Entries taken from a collection:

***

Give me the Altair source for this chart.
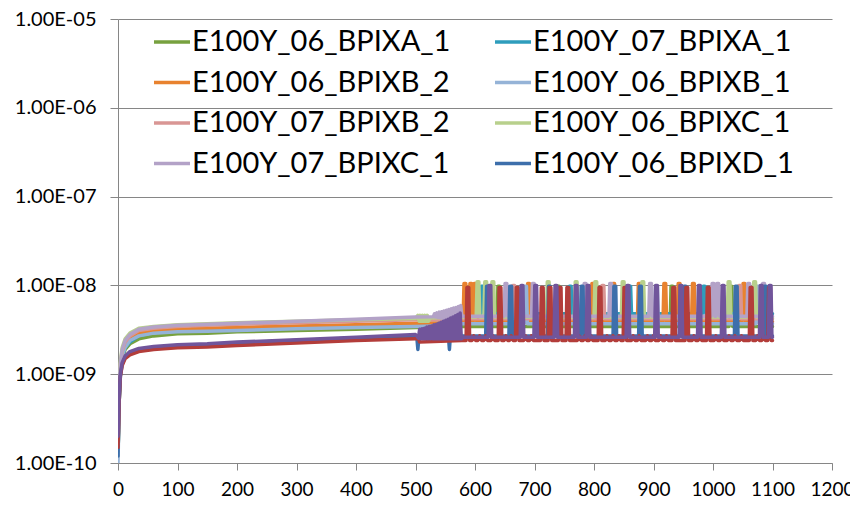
import altair as alt
import pandas as pd

# ---- series names / colours ----
names = ["E100Y_06_BPIXA_1", "E100Y_07_BPIXA_1", "E100Y_06_BPIXB_2", "E100Y_06_BPIXB_1",
         "E100Y_07_BPIXB_2", "E100Y_06_BPIXC_1", "E100Y_07_BPIXC_1", "E100Y_06_BPIXD_1",
         "E100Y_07_BPIXD_1", "E100Y_08_BPIXA_1"]
# legend is filled column by column
legend_names = ["E100Y_06_BPIXA_1", "E100Y_06_BPIXB_2", "E100Y_07_BPIXB_2", "E100Y_07_BPIXC_1",
                "E100Y_07_BPIXA_1", "E100Y_06_BPIXB_1", "E100Y_06_BPIXC_1", "E100Y_06_BPIXD_1"]
colors = ["#77A13F", "#2E9DBC", "#E8822F", "#95B3D7", "#D99694", "#B8D08C", "#B3A2C7",
          "#3D6FAB", "#B33D3A", "#71559B"]

# ---- early part (values in units of 1e-9) ----
early_x = [0, 2, 4, 7, 12, 20, 35, 60, 100, 150, 200, 300, 400, 500]
e_06A1 = [0.12, 0.5, 1.0, 1.5, 1.9, 2.2, 2.5, 2.7, 2.85, 2.9, 3.0, 3.1, 3.2, 3.35]
e_07A1 = [0.12, 0.55, 1.1, 1.6, 2.0, 2.3, 2.7, 2.95, 3.1, 3.2, 3.3, 3.4, 3.5, 3.65]
e_06B2 = [0.12, 0.6, 1.2, 1.7, 2.2, 2.6, 2.9, 3.1, 3.2, 3.3, 3.35, 3.5, 3.6, 3.75]
e_06B1 = [0.1, 0.5, 1.1, 1.6, 2.0, 2.4, 2.7, 2.9, 3.0, 3.05, 3.1, 3.25, 3.35, 3.45]
e_07B2 = [0.15, 0.7, 1.3, 1.8, 2.3, 2.7, 3.1, 3.3, 3.45, 3.55, 3.65, 3.8, 3.95, 4.1]
e_06C1 = [0.2, 0.8, 1.4, 2.0, 2.5, 2.9, 3.3, 3.45, 3.6, 3.7, 3.8, 3.95, 4.1, 4.25]
e_07C1 = [0.15, 0.7, 1.3, 1.9, 2.4, 2.8, 3.2, 3.4, 3.55, 3.65, 3.75, 3.95, 4.15, 4.4]
e_06D1 = [0.12, 0.5, 0.95, 1.3, 1.55, 1.75, 1.9, 2.0, 2.1, 2.15, 2.25, 2.4, 2.55, 2.7]
e_red = [0.15, 0.5, 0.95, 1.25, 1.5, 1.65, 1.8, 1.9, 1.98, 2.03, 2.1, 2.25, 2.4, 2.5]
e_pur = [0.2, 0.6, 1.0, 1.35, 1.6, 1.8, 1.95, 2.05, 2.15, 2.2, 2.3, 2.45, 2.6, 2.8]

# ---- transition part ----
t_06A1_x = [540, 578]; t_06A1_y = [3.4, 3.45]
t_07A1_x = [540, 570, 578]; t_07A1_y = [3.75, 3.9, 4.8]
t_06B2_x = [540, 578]; t_06B2_y = [3.8, 3.9]
t_06B1_x = [540, 578]; t_06B1_y = [3.5, 3.7]
t_07B2_x = [540, 578]; t_07B2_y = [4.1, 4.2]
t_06C1_x = [504, 506, 508, 510, 512, 514, 516, 518, 520, 522, 524, 550, 578]
t_06C1_y = [4.6, 3.95, 4.6, 3.95, 4.6, 3.95, 4.6, 3.95, 4.6, 3.95, 4.3, 4.35, 4.4]
t_07C1_x = [530, 532, 534, 536, 538, 540, 542, 544, 546, 548, 550, 552, 554, 556, 558, 560,
            562, 564, 566, 568, 570, 572, 574, 576, 578]
t_07C1_y = [4.45, 4.8, 4.4, 4.9, 4.35, 5.0, 4.3, 5.05, 4.25, 5.15, 4.2, 5.25, 4.1, 5.35, 4.05, 5.45,
            4.0, 5.55, 3.95, 5.65, 3.9, 5.8, 3.85, 5.95, 4.5]
t_06D1_x = [502, 504, 506, 555, 557, 559, 578]
t_06D1_y = [2.72, 1.9, 2.75, 2.9, 1.9, 2.95, 2.7]
t_red_x = [505, 507, 578]; t_red_y = [2.5, 2.3, 2.4]
t_pur_x = [505, 507, 509, 511, 513, 515, 517, 519, 521, 523, 525, 527, 529, 531, 533, 535, 537,
           539, 541, 543, 545, 547, 549, 551, 553, 555, 557, 559, 561, 563, 565, 567, 569, 571,
           573, 575, 577]
t_pur_y = [2.55, 3.2, 2.5, 3.25, 2.5, 3.3, 2.5, 3.4, 2.5, 3.45, 2.5, 3.5, 2.5, 3.6, 2.5, 3.65, 2.5,
           3.75, 2.5, 3.85, 2.5, 3.95, 2.5, 4.05, 2.5, 4.15, 2.5, 4.3, 2.5, 4.4, 2.5, 4.55, 2.5, 4.7,
           2.5, 4.9, 2.5]

# ---- oscillating part: baseline, peak, spike positions ----
base = [3.45, 4.8, 3.9, 3.7, 4.2, 4.4, 4.5, 2.7, 2.4, 2.6]
peak = [9.8, 9.8, 10.5, 9.8, 10.0, 11.0, 10.5, 9.8, 9.5, 10.0]
sp_06A1 = [640, 740, 931, 1030]
sp_07A1 = [612, 760, 860, 985]
sp_06B2 = [583, 593, 600, 690, 798, 833, 876, 919, 943, 967, 1052]
sp_06B1 = [685, 905, 1075]
sp_07B2 = [665, 815, 1045]
sp_06C1 = [605, 618, 630, 723, 770, 803, 849, 882, 1027, 1070]
sp_07C1 = [652, 698, 785, 828, 895, 1000, 1008, 1060, 1085]
sp_06D1 = [621, 660, 725, 780, 835, 878, 953, 1039, 1088]
sp_red = [588, 642, 671, 713, 726, 743, 756, 810, 852, 934, 956, 992, 1064, 1095]
sp_pur = [625, 679, 702, 736, 770, 790, 857, 905, 946, 977, 1017, 1081, 1096]
# small bumps of the lowest (red) baseline
red_bumps = [598, 608, 618, 630, 652, 661, 685, 695, 775, 785, 795, 822, 832, 842, 866, 876,
             890, 900, 912, 922, 968, 978, 1005, 1015, 1027, 1037, 1048, 1075, 1085]
red_bump_top = 2.7

early_all = [e_06A1, e_07A1, e_06B2, e_06B1, e_07B2, e_06C1, e_07C1, e_06D1, e_red, e_pur]
trans_all = [(t_06A1_x, t_06A1_y), (t_07A1_x, t_07A1_y), (t_06B2_x, t_06B2_y), (t_06B1_x, t_06B1_y),
             (t_07B2_x, t_07B2_y), (t_06C1_x, t_06C1_y), (t_07C1_x, t_07C1_y), (t_06D1_x, t_06D1_y),
             (t_red_x, t_red_y), (t_pur_x, t_pur_y)]
spikes_all = [sp_06A1, sp_07A1, sp_06B2, sp_06B1, sp_07B2, sp_06C1, sp_07C1, sp_06D1, sp_red, sp_pur]

rows = []
for i, name in enumerate(names):
    xs = list(early_x) + list(trans_all[i][0])
    ys = list(early_all[i]) + list(trans_all[i][1])
    xs.append(580); ys.append(base[i])
    events = [(s, "spike") for s in spikes_all[i]]
    if i == 8:
        events += [(b, "bump") for b in red_bumps]
    for s, kind in sorted(events):
        if kind == "spike":
            xs += [s - 3, s - 1.5, s + 1.5, s + 3]
            ys += [base[i], peak[i], peak[i], base[i]]
        else:
            xs += [s - 3, s, s + 3]
            ys += [base[i], red_bump_top, base[i]]
    if xs[-1] < 1100:
        xs.append(1100); ys.append(base[i])
    for k, (x, y) in enumerate(zip(xs, ys)):
        rows.append({"x": x, "y": y * 1e-9, "series": name, "k": k})

df = pd.DataFrame(rows)

GRAY = "#868686"
FONT = "Lato"

chart = alt.Chart(df).mark_line(strokeWidth=3.5, strokeJoin="round", strokeCap="round", clip=True).encode(
    x=alt.X("x:Q", scale=alt.Scale(domain=[0, 1200], nice=False, zero=False),
            axis=alt.Axis(values=list(range(0, 1300, 100)), grid=False, title=None, format="d",
                          domainColor=GRAY, tickColor=GRAY, tickSize=7, labelFontSize=19,
                          labelFont=FONT, labelColor="black", labelPadding=10,
                          labelFlush=False, labelOverlap=False)),
    y=alt.Y("y:Q", scale=alt.Scale(type="log", domain=[1e-10, 1e-5], nice=False),
            axis=alt.Axis(values=[1e-10, 1e-9, 1e-8, 1e-7, 1e-6, 1e-5], grid=True, gridColor=GRAY,
                          gridOpacity=1, title=None, domainColor=GRAY, tickColor=GRAY, tickSize=8,
                          labelFontSize=20, labelFont=FONT, labelColor="black", labelPadding=14,
                          labelExpr="'1.00E-' + (round(-log(datum.value)/LN10) < 10 ? '0' + round(-log(datum.value)/LN10) : '' + round(-log(datum.value)/LN10))")),
    color=alt.Color("series:N", scale=alt.Scale(domain=names, range=colors),
                    legend=alt.Legend(orient="none", legendX=34, legendY=3, columns=2, title=None,
                                      values=legend_names, symbolType="stroke", symbolStrokeWidth=3.5,
                                      symbolSize=1296, labelFontSize=29, labelFont=FONT,
                                      labelColor="black", labelLimit=0, labelOffset=0,
                                      rowPadding=5.5, columnPadding=37, padding=0)),
    order=alt.Order("k:Q"),
).properties(
    width=714, height=444,
    autosize=alt.AutoSizeParams(type="none"),
    padding={"left": 118, "top": 19, "right": 18, "bottom": 48},
).configure_view(stroke=None)

chart.save("out.html", embed_options={"renderer": "svg", "actions": False})
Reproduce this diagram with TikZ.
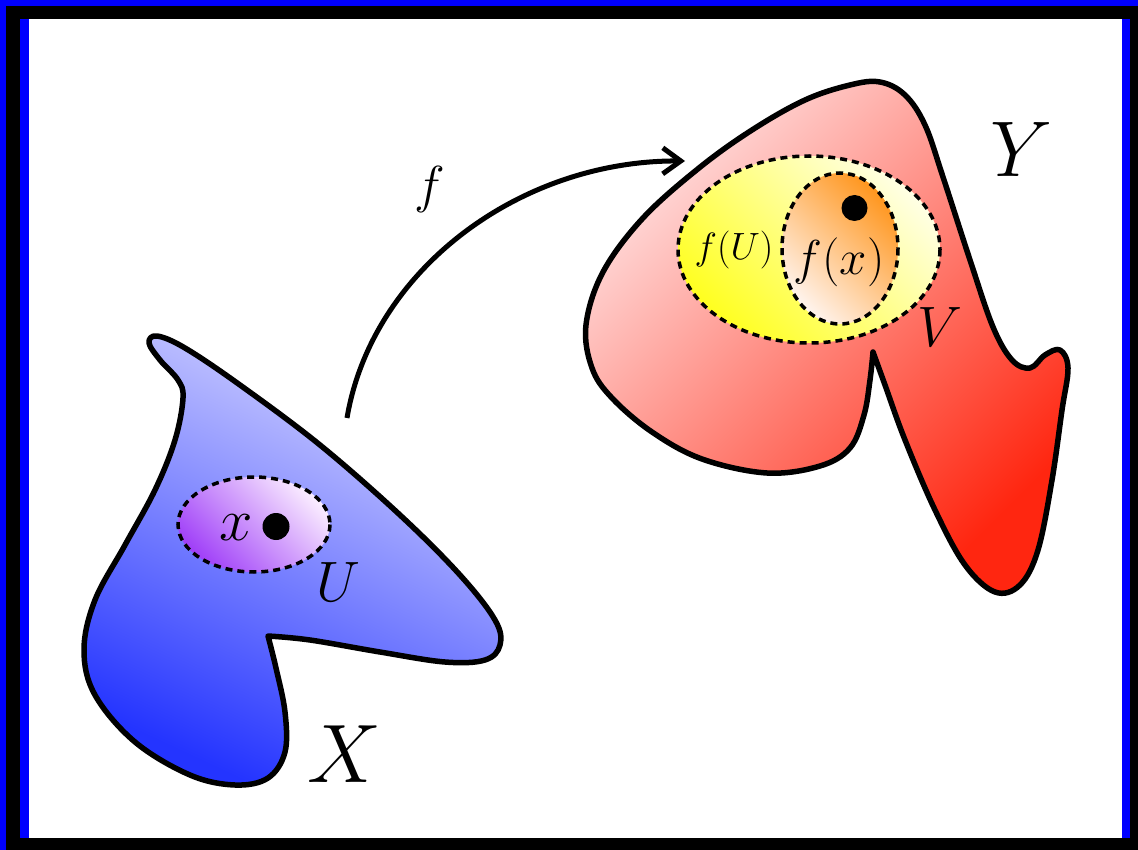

***

Written exercise - Pictures stay out. Repeat only the lines from the beginning of the data through the line that has "import pandas as pd".

Full solution -
Give me the Altair source for this chart.
import altair as alt
import pandas as pd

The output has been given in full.